(A block of data)
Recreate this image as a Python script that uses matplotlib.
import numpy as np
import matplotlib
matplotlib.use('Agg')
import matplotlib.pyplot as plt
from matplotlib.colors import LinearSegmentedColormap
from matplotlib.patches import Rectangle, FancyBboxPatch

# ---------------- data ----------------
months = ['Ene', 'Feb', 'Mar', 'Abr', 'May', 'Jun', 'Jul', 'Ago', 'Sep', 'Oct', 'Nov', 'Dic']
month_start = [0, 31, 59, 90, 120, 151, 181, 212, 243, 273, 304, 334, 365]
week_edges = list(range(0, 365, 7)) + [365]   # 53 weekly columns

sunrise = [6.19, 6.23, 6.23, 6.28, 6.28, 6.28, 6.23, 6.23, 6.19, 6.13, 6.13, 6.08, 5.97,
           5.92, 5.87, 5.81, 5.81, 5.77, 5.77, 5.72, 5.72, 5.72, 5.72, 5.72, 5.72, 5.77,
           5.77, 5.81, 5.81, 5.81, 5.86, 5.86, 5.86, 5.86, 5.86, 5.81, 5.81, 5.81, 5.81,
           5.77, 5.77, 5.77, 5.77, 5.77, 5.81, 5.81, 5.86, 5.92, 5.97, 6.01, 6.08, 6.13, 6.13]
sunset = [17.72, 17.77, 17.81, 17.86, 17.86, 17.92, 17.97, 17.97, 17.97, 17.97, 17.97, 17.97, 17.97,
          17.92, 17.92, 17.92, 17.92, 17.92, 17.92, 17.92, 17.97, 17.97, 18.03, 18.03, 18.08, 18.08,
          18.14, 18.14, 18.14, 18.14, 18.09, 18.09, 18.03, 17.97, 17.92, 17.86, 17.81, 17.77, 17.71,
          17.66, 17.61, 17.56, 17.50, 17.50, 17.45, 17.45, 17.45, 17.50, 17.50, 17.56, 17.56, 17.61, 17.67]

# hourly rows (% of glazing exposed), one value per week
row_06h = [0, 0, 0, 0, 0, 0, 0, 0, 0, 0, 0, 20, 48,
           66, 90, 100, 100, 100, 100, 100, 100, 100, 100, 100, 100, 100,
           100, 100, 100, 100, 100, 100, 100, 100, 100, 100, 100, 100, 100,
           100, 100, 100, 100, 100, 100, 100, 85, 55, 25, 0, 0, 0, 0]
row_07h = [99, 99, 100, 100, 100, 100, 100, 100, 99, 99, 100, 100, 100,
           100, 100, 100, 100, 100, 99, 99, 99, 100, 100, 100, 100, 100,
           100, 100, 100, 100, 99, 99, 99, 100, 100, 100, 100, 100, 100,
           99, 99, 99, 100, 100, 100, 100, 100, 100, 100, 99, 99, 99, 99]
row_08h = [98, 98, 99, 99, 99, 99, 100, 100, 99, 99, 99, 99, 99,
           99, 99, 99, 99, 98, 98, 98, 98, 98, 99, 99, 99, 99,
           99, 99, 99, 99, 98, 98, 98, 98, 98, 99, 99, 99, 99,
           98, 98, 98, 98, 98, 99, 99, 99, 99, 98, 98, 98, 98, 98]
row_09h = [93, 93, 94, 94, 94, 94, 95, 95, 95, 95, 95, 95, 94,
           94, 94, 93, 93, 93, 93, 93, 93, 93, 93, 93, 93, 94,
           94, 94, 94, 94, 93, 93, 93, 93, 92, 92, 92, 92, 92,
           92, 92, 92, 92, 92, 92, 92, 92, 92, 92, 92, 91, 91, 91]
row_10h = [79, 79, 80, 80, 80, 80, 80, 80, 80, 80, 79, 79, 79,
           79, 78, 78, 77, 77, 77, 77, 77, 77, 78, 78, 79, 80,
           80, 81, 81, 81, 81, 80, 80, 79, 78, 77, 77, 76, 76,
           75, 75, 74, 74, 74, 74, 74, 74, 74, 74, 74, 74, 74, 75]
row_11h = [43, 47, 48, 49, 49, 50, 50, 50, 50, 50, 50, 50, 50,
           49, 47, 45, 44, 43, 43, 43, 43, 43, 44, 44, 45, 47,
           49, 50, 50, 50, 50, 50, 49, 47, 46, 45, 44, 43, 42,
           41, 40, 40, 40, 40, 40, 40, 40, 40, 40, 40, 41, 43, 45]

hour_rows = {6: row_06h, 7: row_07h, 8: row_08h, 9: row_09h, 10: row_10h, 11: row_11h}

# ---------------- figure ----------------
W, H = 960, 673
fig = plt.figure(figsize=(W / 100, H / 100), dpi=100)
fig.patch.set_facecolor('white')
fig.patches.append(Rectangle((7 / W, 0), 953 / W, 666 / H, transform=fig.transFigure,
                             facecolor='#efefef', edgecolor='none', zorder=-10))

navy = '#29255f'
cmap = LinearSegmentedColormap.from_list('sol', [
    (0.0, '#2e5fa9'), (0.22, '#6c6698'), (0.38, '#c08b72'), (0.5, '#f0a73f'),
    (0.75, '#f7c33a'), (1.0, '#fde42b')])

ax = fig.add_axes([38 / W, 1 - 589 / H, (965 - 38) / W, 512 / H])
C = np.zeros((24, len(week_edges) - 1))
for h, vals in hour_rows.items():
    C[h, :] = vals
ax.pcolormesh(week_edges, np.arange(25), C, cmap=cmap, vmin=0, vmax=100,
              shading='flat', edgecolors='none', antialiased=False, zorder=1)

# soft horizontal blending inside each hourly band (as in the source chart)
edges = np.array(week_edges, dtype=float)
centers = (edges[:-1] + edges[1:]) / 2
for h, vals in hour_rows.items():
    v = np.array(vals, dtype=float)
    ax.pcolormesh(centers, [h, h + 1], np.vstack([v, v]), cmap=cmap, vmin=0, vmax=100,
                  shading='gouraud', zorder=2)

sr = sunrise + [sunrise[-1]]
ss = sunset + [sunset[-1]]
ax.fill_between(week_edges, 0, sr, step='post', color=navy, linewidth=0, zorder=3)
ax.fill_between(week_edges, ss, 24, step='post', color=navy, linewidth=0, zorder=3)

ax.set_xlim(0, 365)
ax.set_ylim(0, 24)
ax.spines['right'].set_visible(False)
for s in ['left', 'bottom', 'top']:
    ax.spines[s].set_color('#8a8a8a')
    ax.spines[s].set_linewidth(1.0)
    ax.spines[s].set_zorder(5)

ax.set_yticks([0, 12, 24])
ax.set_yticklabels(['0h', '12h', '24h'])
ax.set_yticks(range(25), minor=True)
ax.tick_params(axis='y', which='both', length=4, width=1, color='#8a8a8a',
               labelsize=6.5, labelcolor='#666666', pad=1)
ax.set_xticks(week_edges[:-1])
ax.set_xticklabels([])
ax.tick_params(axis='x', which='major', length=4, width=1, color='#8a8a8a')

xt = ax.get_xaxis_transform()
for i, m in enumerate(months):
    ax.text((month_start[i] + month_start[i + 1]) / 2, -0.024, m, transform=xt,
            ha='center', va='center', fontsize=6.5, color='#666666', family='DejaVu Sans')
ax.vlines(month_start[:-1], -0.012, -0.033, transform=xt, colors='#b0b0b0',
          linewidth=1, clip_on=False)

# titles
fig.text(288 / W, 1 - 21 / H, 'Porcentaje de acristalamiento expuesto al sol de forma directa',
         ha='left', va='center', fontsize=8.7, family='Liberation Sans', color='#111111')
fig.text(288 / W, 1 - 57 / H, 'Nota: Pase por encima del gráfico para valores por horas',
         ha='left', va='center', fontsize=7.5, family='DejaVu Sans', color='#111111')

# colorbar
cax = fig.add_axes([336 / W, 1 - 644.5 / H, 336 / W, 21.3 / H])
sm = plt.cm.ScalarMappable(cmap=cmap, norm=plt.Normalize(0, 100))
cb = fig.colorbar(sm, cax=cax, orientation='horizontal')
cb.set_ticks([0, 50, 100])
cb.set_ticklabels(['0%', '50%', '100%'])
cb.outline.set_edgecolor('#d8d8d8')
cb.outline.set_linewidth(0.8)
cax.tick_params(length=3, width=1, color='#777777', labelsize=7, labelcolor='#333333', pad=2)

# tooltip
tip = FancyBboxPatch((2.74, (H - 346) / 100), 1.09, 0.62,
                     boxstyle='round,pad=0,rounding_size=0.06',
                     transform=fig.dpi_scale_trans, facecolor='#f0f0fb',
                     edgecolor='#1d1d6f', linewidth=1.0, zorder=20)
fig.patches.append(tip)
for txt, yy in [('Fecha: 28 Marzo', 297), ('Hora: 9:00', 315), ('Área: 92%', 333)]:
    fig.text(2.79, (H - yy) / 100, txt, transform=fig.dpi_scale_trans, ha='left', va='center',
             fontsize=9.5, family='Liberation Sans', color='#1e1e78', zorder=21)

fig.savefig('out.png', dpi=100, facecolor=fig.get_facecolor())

--

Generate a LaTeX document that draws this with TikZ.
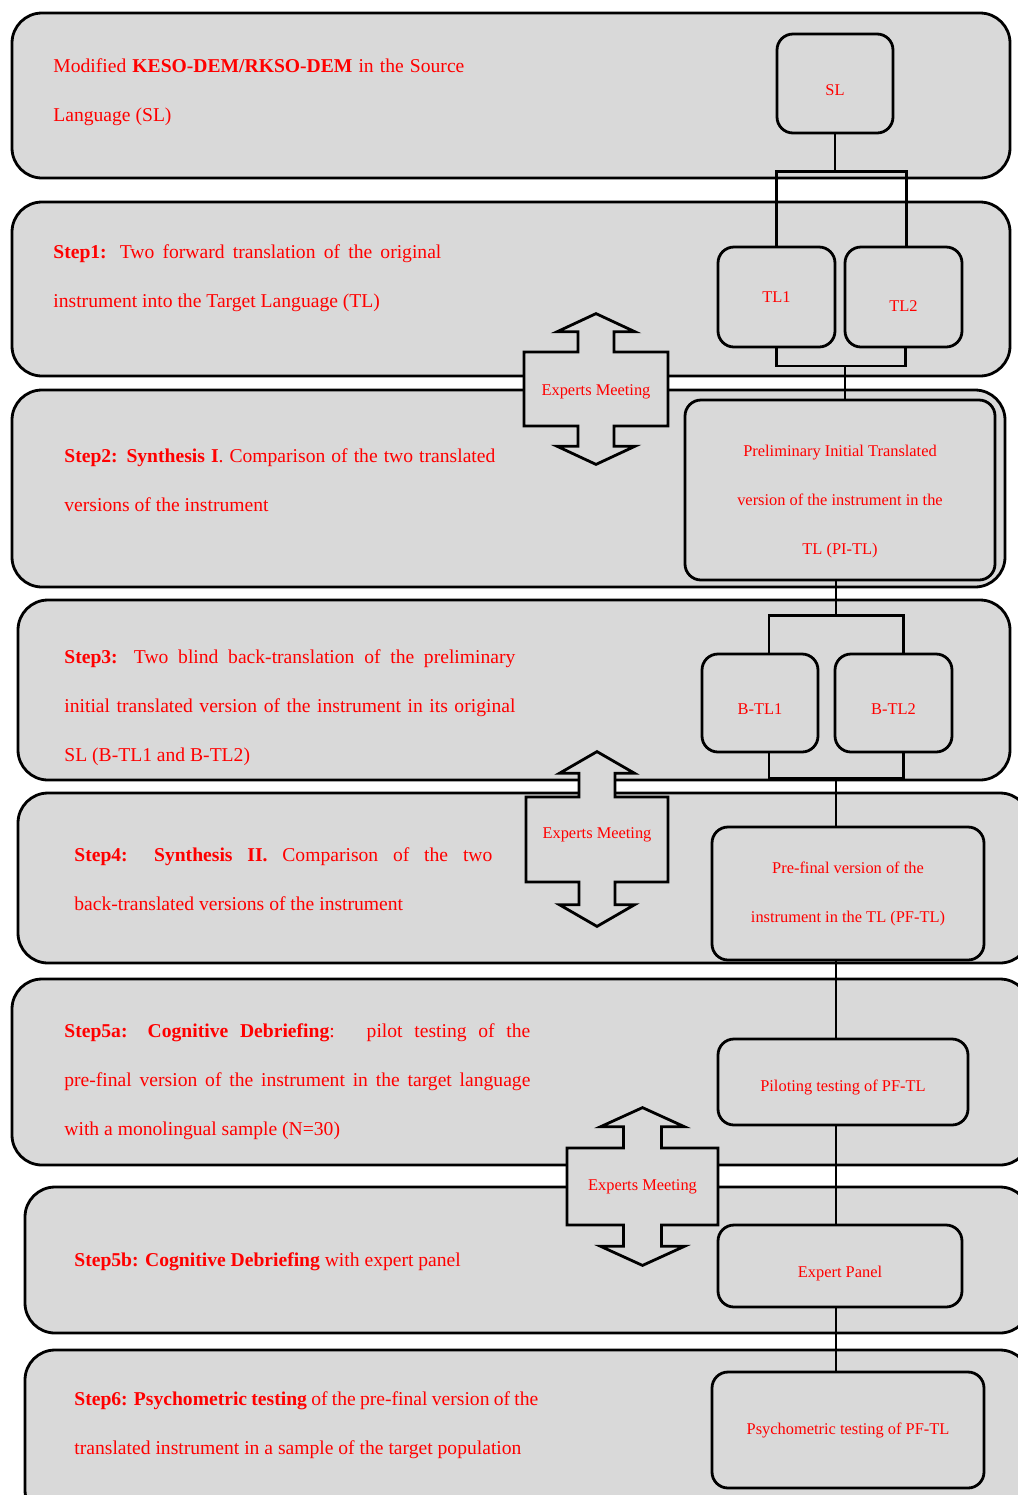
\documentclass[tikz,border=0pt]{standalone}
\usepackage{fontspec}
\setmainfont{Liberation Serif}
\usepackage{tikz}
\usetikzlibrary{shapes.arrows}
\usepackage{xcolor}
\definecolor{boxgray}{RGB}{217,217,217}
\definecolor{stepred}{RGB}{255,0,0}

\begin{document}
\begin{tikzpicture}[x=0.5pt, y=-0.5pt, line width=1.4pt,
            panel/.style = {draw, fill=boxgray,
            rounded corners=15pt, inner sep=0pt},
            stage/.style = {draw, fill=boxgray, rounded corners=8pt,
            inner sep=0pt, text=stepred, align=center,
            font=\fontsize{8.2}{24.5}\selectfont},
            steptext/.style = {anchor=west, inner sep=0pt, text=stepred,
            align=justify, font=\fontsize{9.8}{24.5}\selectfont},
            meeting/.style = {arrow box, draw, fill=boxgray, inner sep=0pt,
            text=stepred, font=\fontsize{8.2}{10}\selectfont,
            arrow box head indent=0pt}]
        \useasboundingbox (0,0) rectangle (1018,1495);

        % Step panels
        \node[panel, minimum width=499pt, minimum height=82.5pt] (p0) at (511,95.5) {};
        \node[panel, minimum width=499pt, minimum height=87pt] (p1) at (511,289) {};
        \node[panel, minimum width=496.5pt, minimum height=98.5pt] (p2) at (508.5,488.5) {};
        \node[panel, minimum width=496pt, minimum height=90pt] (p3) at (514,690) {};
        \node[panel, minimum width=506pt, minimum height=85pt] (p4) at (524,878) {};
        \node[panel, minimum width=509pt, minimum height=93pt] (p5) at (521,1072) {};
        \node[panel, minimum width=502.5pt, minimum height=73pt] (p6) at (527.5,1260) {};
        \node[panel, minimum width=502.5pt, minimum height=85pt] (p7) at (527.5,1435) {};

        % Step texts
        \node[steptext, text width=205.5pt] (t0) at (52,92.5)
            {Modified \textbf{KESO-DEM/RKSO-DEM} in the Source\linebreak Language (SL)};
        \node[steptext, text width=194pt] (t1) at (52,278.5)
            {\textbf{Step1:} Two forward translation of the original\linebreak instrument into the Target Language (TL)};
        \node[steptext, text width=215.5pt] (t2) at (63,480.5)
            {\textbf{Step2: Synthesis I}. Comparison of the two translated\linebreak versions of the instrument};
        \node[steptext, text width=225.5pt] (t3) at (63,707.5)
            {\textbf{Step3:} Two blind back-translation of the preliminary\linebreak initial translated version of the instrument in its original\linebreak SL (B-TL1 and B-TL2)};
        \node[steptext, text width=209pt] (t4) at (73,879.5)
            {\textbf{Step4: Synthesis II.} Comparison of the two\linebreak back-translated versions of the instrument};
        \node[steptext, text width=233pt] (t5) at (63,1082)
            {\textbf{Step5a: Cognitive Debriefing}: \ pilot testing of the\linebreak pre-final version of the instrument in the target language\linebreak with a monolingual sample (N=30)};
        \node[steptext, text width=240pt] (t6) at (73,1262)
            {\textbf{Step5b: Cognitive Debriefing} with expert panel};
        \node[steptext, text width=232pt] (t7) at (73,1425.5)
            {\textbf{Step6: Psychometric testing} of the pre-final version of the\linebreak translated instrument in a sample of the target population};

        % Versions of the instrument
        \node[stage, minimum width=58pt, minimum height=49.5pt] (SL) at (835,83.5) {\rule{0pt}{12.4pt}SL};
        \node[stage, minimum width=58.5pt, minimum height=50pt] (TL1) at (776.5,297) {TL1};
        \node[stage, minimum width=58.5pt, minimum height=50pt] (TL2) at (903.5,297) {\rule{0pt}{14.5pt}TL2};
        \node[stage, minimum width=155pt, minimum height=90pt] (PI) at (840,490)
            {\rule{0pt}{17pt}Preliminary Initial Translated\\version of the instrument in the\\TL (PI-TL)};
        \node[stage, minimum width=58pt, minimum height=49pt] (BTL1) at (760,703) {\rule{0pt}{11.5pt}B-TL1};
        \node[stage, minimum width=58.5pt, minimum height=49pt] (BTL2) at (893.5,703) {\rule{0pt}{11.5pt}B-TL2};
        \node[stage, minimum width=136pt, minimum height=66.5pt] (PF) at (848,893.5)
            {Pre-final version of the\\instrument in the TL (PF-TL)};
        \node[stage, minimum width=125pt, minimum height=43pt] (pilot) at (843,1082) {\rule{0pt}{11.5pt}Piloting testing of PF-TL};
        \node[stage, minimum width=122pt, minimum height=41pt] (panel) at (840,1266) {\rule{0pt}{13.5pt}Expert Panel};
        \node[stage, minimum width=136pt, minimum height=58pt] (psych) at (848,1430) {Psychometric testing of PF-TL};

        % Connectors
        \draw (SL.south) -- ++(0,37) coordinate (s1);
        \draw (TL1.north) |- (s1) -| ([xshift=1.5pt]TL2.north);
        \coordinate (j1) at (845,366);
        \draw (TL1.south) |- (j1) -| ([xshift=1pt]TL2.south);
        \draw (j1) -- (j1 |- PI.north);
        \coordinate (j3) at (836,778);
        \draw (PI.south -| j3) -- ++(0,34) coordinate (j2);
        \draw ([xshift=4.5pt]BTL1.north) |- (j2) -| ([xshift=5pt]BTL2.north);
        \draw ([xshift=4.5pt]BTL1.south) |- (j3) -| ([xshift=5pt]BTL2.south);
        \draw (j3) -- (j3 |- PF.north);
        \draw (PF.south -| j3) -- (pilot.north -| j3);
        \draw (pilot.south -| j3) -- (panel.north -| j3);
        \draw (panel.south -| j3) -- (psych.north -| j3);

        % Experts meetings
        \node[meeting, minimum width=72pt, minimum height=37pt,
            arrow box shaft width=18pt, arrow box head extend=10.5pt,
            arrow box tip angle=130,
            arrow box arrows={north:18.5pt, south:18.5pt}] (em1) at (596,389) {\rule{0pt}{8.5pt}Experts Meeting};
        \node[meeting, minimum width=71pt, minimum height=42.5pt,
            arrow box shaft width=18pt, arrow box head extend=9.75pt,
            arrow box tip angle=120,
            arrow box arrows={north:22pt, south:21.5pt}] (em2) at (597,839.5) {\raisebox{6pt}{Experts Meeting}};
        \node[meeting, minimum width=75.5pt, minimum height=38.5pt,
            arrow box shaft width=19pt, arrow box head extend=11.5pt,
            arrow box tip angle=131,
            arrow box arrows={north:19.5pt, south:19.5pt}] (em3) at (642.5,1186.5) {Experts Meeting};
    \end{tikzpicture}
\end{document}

- [Brief]:
Repeat exactly the lines from the one that contains "Recreate this image" through the one that contains "week_edges = list(range(0, 365, 7))", and only those.

- [Exercise answer]:
Recreate this image as a Python script that uses matplotlib.
import numpy as np
import matplotlib
matplotlib.use('Agg')
import matplotlib.pyplot as plt
from matplotlib.colors import LinearSegmentedColormap
from matplotlib.patches import Rectangle, FancyBboxPatch

# ---------------- data ----------------
months = ['Ene', 'Feb', 'Mar', 'Abr', 'May', 'Jun', 'Jul', 'Ago', 'Sep', 'Oct', 'Nov', 'Dic']
month_start = [0, 31, 59, 90, 120, 151, 181, 212, 243, 273, 304, 334, 365]
week_edges = list(range(0, 365, 7)) + [365]   # 53 weekly columns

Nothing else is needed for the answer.